== Stored data
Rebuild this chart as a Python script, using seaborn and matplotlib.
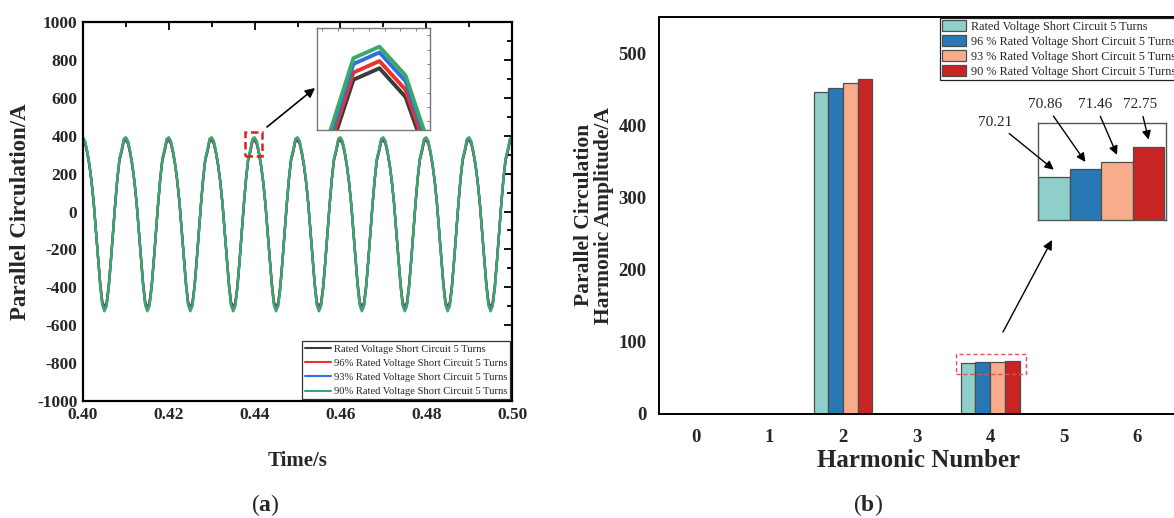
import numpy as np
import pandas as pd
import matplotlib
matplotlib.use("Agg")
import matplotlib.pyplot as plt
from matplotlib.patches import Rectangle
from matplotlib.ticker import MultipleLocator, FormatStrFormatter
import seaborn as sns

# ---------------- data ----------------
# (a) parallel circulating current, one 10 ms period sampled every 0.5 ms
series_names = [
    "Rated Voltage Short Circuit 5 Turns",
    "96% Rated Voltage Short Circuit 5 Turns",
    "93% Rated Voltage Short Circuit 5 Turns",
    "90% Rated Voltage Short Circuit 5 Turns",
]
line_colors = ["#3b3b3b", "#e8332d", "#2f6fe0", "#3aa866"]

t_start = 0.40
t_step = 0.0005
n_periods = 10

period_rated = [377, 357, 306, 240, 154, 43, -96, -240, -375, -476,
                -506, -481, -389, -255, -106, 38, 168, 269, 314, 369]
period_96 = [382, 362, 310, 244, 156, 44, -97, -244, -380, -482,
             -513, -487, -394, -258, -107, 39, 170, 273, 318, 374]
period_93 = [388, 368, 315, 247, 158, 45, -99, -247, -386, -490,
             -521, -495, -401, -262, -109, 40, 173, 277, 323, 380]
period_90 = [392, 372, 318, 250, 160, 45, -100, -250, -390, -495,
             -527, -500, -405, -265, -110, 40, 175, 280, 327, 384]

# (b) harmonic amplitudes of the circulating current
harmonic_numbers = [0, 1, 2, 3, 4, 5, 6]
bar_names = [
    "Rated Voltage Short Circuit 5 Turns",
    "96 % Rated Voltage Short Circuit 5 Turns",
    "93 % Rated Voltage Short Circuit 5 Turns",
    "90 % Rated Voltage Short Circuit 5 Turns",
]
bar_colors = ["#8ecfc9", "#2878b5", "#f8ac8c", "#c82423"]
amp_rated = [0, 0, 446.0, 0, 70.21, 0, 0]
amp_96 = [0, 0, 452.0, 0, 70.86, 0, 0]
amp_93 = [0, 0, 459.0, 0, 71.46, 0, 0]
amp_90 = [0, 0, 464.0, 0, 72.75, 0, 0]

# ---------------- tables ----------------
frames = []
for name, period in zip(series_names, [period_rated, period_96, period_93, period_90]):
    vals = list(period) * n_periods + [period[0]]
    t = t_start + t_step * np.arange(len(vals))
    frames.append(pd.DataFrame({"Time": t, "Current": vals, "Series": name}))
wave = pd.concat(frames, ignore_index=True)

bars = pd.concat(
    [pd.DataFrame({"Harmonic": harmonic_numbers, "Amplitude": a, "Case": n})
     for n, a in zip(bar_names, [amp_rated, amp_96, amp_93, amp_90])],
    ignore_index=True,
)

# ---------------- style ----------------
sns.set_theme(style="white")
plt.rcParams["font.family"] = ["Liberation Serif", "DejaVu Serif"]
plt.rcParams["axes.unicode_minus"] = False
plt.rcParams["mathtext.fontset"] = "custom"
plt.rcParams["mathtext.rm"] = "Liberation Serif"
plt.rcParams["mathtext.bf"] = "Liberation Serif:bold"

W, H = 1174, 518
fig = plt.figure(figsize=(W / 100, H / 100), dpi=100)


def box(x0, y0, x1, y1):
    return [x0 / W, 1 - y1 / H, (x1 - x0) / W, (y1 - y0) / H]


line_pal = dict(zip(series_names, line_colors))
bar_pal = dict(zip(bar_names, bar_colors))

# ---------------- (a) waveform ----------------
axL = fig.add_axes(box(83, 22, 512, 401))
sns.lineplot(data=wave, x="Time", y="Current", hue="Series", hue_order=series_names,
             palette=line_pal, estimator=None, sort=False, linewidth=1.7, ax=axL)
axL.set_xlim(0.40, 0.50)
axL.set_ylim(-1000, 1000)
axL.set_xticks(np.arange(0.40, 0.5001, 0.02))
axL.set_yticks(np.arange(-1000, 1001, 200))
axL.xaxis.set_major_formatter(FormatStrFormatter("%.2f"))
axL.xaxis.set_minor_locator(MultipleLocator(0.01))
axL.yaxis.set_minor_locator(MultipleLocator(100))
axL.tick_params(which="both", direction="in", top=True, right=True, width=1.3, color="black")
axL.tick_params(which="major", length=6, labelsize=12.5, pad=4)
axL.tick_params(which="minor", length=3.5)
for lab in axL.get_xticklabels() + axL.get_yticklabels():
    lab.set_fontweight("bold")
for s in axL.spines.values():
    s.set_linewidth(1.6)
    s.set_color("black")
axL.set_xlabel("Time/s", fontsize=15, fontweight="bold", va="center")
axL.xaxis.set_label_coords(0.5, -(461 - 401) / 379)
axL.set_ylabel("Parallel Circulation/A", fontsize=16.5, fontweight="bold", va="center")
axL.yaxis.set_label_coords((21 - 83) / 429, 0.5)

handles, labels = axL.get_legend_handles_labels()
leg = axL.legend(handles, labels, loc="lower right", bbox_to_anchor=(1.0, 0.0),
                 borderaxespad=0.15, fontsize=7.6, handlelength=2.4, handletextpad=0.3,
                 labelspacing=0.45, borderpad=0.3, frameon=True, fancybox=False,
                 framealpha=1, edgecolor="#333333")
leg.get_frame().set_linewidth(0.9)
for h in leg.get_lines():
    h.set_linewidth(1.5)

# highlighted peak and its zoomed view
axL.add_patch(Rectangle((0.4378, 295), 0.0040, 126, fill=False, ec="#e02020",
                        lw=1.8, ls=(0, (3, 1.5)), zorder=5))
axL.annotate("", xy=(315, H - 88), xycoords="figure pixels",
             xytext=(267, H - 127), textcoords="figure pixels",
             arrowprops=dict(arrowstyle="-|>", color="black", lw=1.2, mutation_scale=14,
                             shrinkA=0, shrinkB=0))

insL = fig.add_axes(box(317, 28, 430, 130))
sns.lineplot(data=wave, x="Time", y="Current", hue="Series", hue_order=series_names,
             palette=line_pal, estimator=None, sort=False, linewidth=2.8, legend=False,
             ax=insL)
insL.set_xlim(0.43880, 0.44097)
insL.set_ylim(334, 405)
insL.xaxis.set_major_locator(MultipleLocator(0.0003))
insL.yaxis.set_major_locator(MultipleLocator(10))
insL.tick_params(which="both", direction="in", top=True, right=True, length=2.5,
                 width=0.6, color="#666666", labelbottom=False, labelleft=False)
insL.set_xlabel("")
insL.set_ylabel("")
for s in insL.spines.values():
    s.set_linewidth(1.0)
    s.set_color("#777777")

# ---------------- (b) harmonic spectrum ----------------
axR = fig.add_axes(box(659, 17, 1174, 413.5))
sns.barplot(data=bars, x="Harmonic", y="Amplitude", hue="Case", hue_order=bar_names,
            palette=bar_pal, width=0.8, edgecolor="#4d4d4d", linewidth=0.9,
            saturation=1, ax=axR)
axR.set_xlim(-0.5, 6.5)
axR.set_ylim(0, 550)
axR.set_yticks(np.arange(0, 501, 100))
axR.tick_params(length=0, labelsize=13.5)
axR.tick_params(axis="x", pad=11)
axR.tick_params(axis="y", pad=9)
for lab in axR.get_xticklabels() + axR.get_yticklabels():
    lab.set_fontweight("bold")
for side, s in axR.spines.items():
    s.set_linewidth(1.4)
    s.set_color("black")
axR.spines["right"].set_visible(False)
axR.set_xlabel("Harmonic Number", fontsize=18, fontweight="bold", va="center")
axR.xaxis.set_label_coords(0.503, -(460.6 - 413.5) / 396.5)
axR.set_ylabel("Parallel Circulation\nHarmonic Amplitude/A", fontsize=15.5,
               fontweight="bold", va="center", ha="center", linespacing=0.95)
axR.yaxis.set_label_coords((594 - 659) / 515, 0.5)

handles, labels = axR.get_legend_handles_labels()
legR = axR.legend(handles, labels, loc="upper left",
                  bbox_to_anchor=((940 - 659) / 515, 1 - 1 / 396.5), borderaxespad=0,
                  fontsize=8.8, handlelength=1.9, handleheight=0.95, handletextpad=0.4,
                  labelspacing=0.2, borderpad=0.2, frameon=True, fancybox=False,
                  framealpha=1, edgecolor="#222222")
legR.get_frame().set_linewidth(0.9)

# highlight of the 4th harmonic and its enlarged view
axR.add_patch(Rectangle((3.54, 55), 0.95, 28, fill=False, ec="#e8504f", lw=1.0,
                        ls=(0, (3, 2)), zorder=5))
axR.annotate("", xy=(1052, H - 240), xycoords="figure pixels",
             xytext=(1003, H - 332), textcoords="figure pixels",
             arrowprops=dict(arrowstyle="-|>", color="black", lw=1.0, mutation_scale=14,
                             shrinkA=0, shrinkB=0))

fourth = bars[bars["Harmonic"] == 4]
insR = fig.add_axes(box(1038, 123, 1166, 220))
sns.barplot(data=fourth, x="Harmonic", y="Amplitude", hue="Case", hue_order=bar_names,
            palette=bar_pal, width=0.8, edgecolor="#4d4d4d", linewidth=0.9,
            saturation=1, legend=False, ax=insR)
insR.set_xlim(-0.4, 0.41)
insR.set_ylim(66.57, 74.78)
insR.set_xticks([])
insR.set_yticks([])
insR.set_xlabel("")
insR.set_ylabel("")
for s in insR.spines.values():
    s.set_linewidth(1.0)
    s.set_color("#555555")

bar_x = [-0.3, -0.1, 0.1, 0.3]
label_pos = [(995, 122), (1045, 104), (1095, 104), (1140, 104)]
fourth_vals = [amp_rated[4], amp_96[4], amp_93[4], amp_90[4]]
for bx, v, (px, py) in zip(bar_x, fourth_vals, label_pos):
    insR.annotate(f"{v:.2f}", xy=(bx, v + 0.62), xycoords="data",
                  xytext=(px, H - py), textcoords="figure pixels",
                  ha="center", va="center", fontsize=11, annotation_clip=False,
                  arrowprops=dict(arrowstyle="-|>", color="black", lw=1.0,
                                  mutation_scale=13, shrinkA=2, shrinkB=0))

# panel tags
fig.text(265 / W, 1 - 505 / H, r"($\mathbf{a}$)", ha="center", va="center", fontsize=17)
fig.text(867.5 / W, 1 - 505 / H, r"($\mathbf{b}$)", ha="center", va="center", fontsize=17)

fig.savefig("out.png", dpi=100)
====
Direction » Check every line of the material for the string "seaborn" and give the number of lines that have it, without anything else.

Reply » 2